Noor Atamny, a 19-year old student at Al-Qasemi Academy in Baka, an Arab town in Israel, wants to teach English to middle school students. Soft spoken and conservatively dressed, Atamny appears to be the embodiment of a traditional Muslim upbringing. But her pitch perfect English includes references to "Friends," Brittany Spears and, of course, Oprah.

"When I was 13, I heard Oprah say, 'Do not wait for opportunity to look for you, you look for opportunity," Atamny recalled. "This was an inspiration for me."

Visiting the US last summer, Atamny was surprised when small children, pointing to her headscarf, asked if she was a ninja. In Israel, some people assume much worse.

"Once when I was six years old, a Jewish man stared me down and I felt scared. I said, 'Mommy, why is he doing that?' and she said, 'Maybe it's your headscarf' and I said, "Why should that make a difference?'

"I think some people are really, really nice and others are not."

Atamny, like most young women studying at Al-Qasemi, knows that her professors do not look favorably on political activism. The college seeks to educate mainstream teachers for Israeli schools, and winning the confidence of the state's educational administration is key to their ability to place graduates. When asked about the ongoing conflict, Atamny concedes, "it's complicated."

Massalha, the lawyer who advocates for Arab citizens in Israel, is older than Atamny and less circumspect about his opinions.

"There's a lot of Islamophobia in Israel," he said. "Israelis don't want to frame the conflict as based on justice and injustice. They see it as East versus West or Islam versus the free world."

Massalha admits that Islam is on the rise in many Palestinian communities. But he sees it as a reaction to the failure of secular politics to prevent the erosion of Israeli Arabs' living conditions and civil rights. Despite their status as tax-paying Israeli citizens, Palestinians receive a disproportionately smaller amount of government services than does the Jewish community. (Palestinian Arabs represent approximately 20 percent of Israel's population.)

But Massalha has not given up hope. He edits a literary journal that welcomes Jewish and Arab voices. Cultural Guerilla is an experimental venture that encourages political activists to engage in a different type of struggle.
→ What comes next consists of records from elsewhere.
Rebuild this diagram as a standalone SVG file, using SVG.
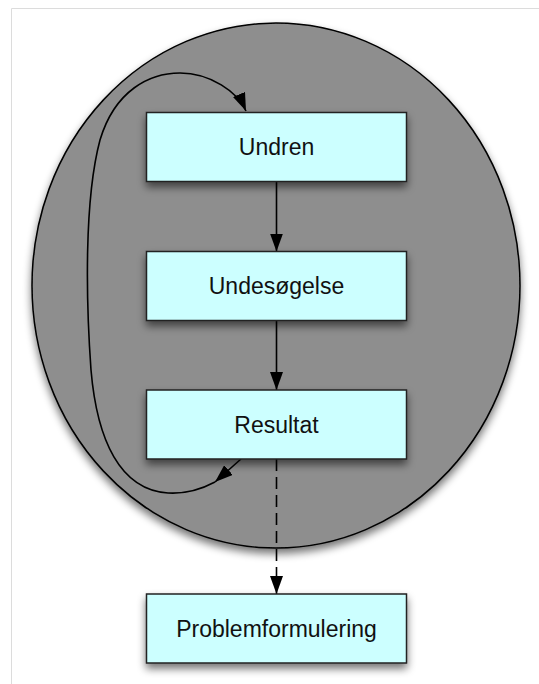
<svg xmlns="http://www.w3.org/2000/svg" width="539" height="684" viewBox="0 0 539 684">
  <style>
    .frame { stroke: #dcdcdc; stroke-width: 1; fill: none; }
    .region { fill: #8e8e8e; stroke: #000; stroke-width: 1.5; }
    .box { fill: #ccffff; stroke: #222; stroke-width: 1.5; }
    .label { font-family: "Liberation Sans", Arial, Helvetica, sans-serif; font-size: 23px; fill: #111; text-anchor: middle; }
    .edge { fill: none; stroke: #000; stroke-width: 1.6; }
    .dashed { stroke-dasharray: 12 6; }
  </style>
  <defs>
    <filter id="shadow" x="-20%" y="-20%" width="140%" height="150%">
      <feGaussianBlur in="SourceAlpha" stdDeviation="4"/>
      <feOffset dx="0" dy="5" result="b"/>
      <feComponentTransfer><feFuncA type="linear" slope="0.55"/></feComponentTransfer>
      <feMerge><feMergeNode/><feMergeNode in="SourceGraphic"/></feMerge>
    </filter>
    <marker id="head" viewBox="0 0 18 13" refX="18" refY="6.5" markerWidth="18" markerHeight="13" markerUnits="userSpaceOnUse" orient="auto">
      <path d="M0,0 L18,6.5 L0,13 Z" fill="#000"/>
    </marker>
  </defs>

  <!-- page frame -->
  <path class="frame" d="M11.5,684 L11.5,8.5 L539,8.5"/>

  <!-- enclosing region -->
  <g id="region">
    <ellipse class="region" cx="276" cy="285.5" rx="244" ry="262.5" filter="url(#shadow)"/>
  </g>

  <!-- connectors -->
  <g id="connectors">
    <path class="edge" d="M276.5,181.5 L276.5,251.5" marker-end="url(#head)"/>
    <path class="edge" d="M276.5,320.5 L276.5,390" marker-end="url(#head)"/>
    <path class="edge dashed" d="M276.5,459 L276.5,594" marker-end="url(#head)"/>
    <path class="edge" d="M241,459 L215,482" marker-end="url(#head)"/>
    <path class="edge" d="M215,482 C200,490 185,494 168,493 C120,490 97,440 91,370 C86,300 84,200 100,140 C115,90 150,73 180,73 C210,73 238,92 246,111" marker-end="url(#head)"/>
  </g>

  <!-- nodes -->
  <g id="undren">
    <rect class="box" x="146.5" y="112.5" width="260" height="69" filter="url(#shadow)"/>
    <text class="label" x="276.5" y="155">Undren</text>
  </g>
  <g id="undesogelse">
    <rect class="box" x="146.5" y="251.5" width="260" height="69" filter="url(#shadow)"/>
    <text class="label" x="276.5" y="294">Undesøgelse</text>
  </g>
  <g id="resultat">
    <rect class="box" x="146.5" y="390" width="260" height="69" filter="url(#shadow)"/>
    <text class="label" x="276.5" y="432.5">Resultat</text>
  </g>
  <g id="problemformulering">
    <rect class="box" x="146.5" y="594" width="260" height="69" filter="url(#shadow)"/>
    <text class="label" x="276.5" y="636.5">Problemformulering</text>
  </g>
</svg>
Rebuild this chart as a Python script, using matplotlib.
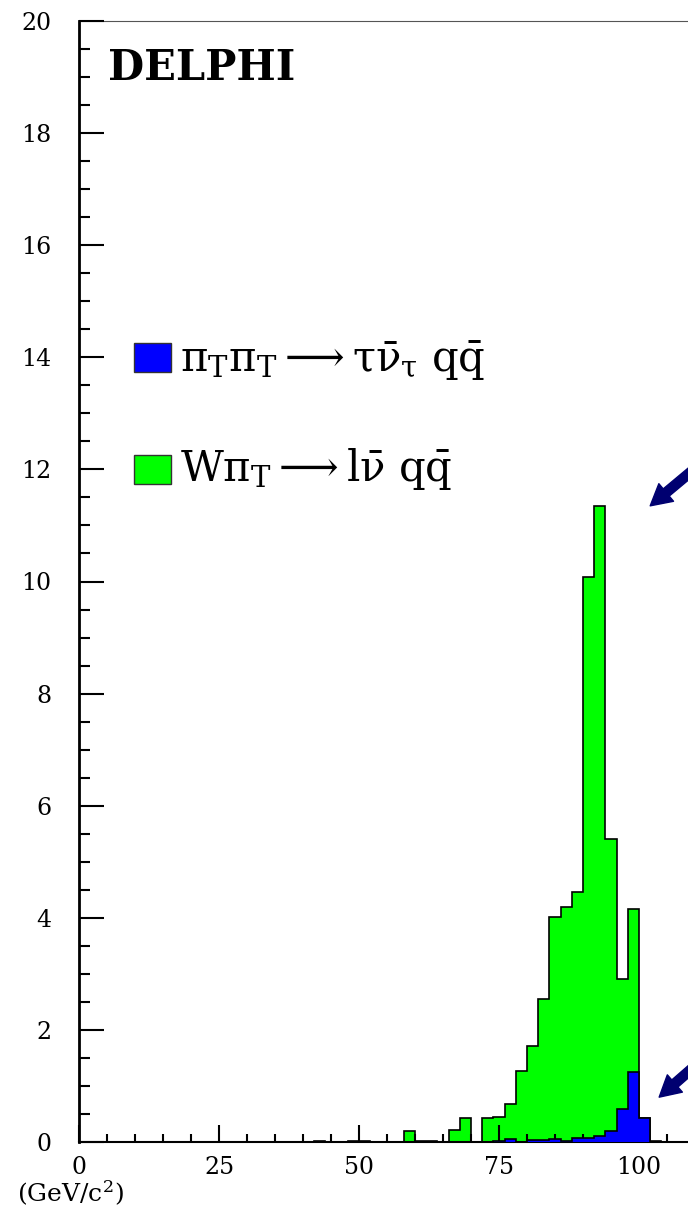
import numpy as np
import matplotlib
matplotlib.use("Agg")
import matplotlib.pyplot as plt
from matplotlib.patches import Rectangle
from matplotlib.ticker import MultipleLocator

plt.rcParams['font.family'] = ['DejaVu Serif']
plt.rcParams['mathtext.fontset'] = 'dejavuserif'

# ---- data ----
bin_edges = list(range(0, 112, 2))  # 0..110, 55 bins of 2 GeV/c^2
# total (W pi_T -> l nu q qbar, drawn green) per bin start
green_vals = {42: 0.02, 48: 0.02, 50: 0.02, 58: 0.20, 60: 0.02, 62: 0.02,
              66: 0.21, 68: 0.42, 72: 0.42, 74: 0.44, 76: 0.67, 78: 1.27,
              80: 1.71, 82: 2.56, 84: 4.02, 86: 4.19, 88: 4.46, 90: 10.08,
              92: 11.35, 94: 5.40, 96: 2.90, 98: 4.16, 100: 0.42, 102: 0.02}
blue_vals = {74: 0.01, 76: 0.05, 80: 0.03, 82: 0.04, 84: 0.06, 86: 0.02,
             88: 0.08, 90: 0.08, 92: 0.10, 94: 0.19, 96: 0.59, 98: 1.24,
             100: 0.42}
green = np.array([green_vals.get(e, 0.0) for e in bin_edges[:-1]])
blue = np.array([blue_vals.get(e, 0.0) for e in bin_edges[:-1]])

x_ticks = [0, 25, 50, 75, 100]
y_ticks = list(range(0, 22, 2))
legend_labels = [r"$\mathrm{\pi_{T}\pi_{T}} \longrightarrow \mathrm{\tau\bar{\nu}_{\tau}\ q\bar{q}}$",
                 r"$\mathrm{W\pi_{T}} \longrightarrow \mathrm{l\bar{\nu}\ q\bar{q}}$"]
arrow_tips = [(102.0, 11.35), (103.6, 0.80)]
arrow_tails = [(112.2, 12.2), (111.3, 1.47)]

W, H = 688, 1209
fig = plt.figure(figsize=(W / 100, H / 100), dpi=100)
ax = fig.add_axes([79 / W, (H - 1142) / H, 616 / W, (1142 - 21) / H])

ax.stairs(green, bin_edges, fill=True, facecolor='#00ff00', edgecolor='none', zorder=1)
ax.stairs(green, bin_edges, baseline=0, color='black', lw=1.2, zorder=2)
ax.stairs(blue, bin_edges, fill=True, facecolor='#0000ff', edgecolor='none', zorder=3)
ax.stairs(blue, bin_edges, baseline=0, color='black', lw=1.2, zorder=4)

ax.set_xlim(0, 110)
ax.set_ylim(0, 20)
ax.set_xticks(x_ticks)
ax.set_yticks(y_ticks)
ax.xaxis.set_minor_locator(MultipleLocator(5))
ax.yaxis.set_minor_locator(MultipleLocator(0.5))
ax.tick_params(axis='x', which='both', direction='in', top=False, labelsize=17, pad=10)
ax.tick_params(axis='y', which='both', direction='in', right=False, labelsize=17, pad=20)
ax.tick_params(axis='x', which='major', length=12, width=1.5)
ax.tick_params(axis='x', which='minor', length=6, width=1.5)
ax.tick_params(axis='y', which='major', length=18, width=1.5)
ax.tick_params(axis='y', which='minor', length=8, width=1.5)
ax.set_axisbelow(False)
ax.spines['left'].set_linewidth(2)
ax.spines['bottom'].set_linewidth(1.5)
ax.spines['top'].set_linewidth(0.8)
ax.spines['top'].set_color('#555555')
ax.spines['right'].set_visible(False)

# DELPHI label
fig.text(108 / W, 1 - 80 / H, "DELPHI", fontsize=30, fontweight='bold',
         ha='left', va='baseline')

# legend
colors = ['#0000ff', '#00ff00']
sq_tops = [343, 455]
baselines = [372, 481]
for c, top, bl, lab in zip(colors, sq_tops, baselines, legend_labels):
    fig.patches.append(Rectangle((134 / W, 1 - (top + 29) / H), 37 / W, 29 / H,
                                 transform=fig.transFigure, facecolor=c,
                                 edgecolor='#333333', lw=1))
    fig.text(180 / W, 1 - bl / H, lab, fontsize=30, ha='left', va='baseline')

# arrows
for tip, tail in zip(arrow_tips, arrow_tails):
    ax.annotate("", xy=tip, xytext=tail, annotation_clip=False,
                arrowprops=dict(arrowstyle='simple,head_length=1.0,head_width=1.1,tail_width=0.45',
                                mutation_scale=15, color='#000070', shrinkA=0, shrinkB=0))

# x unit label
fig.text(17 / W, 1 - 1193 / H, r"(GeV/c$^2$)", fontsize=18, ha='left', va='center')

fig.savefig("out.png", dpi=100)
Similarly, Nula Deeb -- despite ongoing obstacles and debilitating disappointments, continues to work with Jewish colleagues. Deeb runs Kayan, a feminist organization in Haifa that seeks grassroots change. Her most recent campaign was for public transportation in two Arab-Israeli towns.
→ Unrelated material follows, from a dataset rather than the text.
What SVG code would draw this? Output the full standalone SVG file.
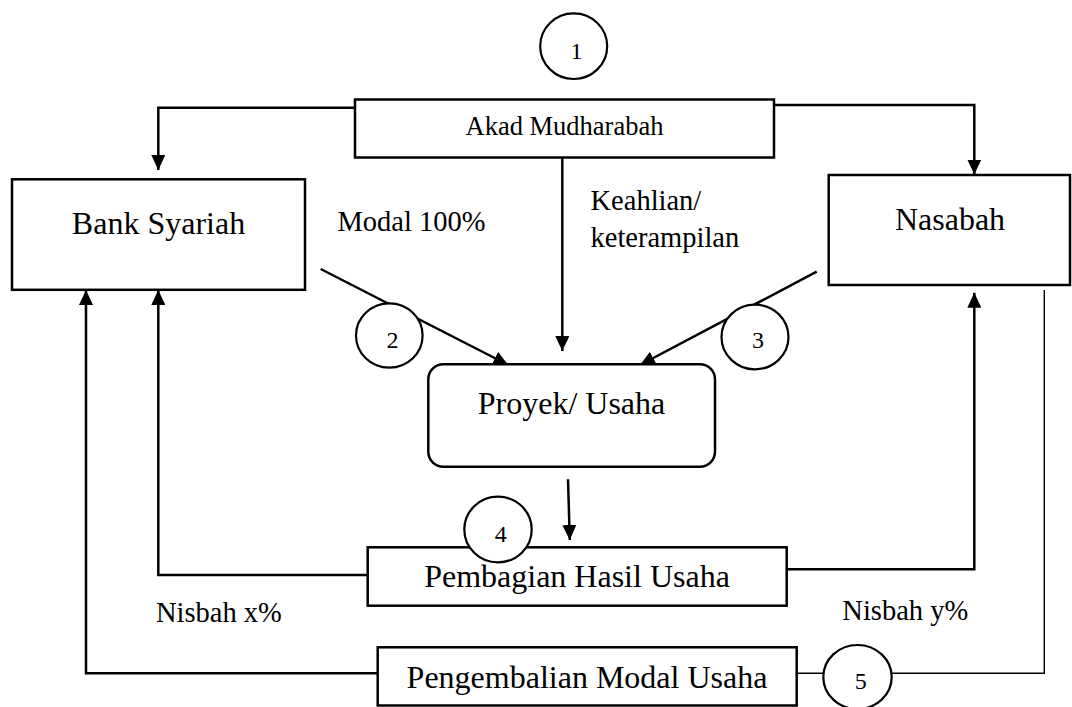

"The lack of transportation in Arab sectors keeps women and children stuck at home," Deeb said. "We started in a village of 20,000 where ten out of every twelve women had no drivers' licenses and no access to public transportation."

Deeb won that battle but there's a larger one that she confronts almost daily. Even as the political climate between Jews and Arabs deteriorates, she continues in coalition with Israeli Jewish women. She refuses to succumb to anger or bitterness.

"It's an individual choice to keep myself sane, to not be a racist, she said. "I find a few people to work with and to share dreams with. That, for me, is a political act."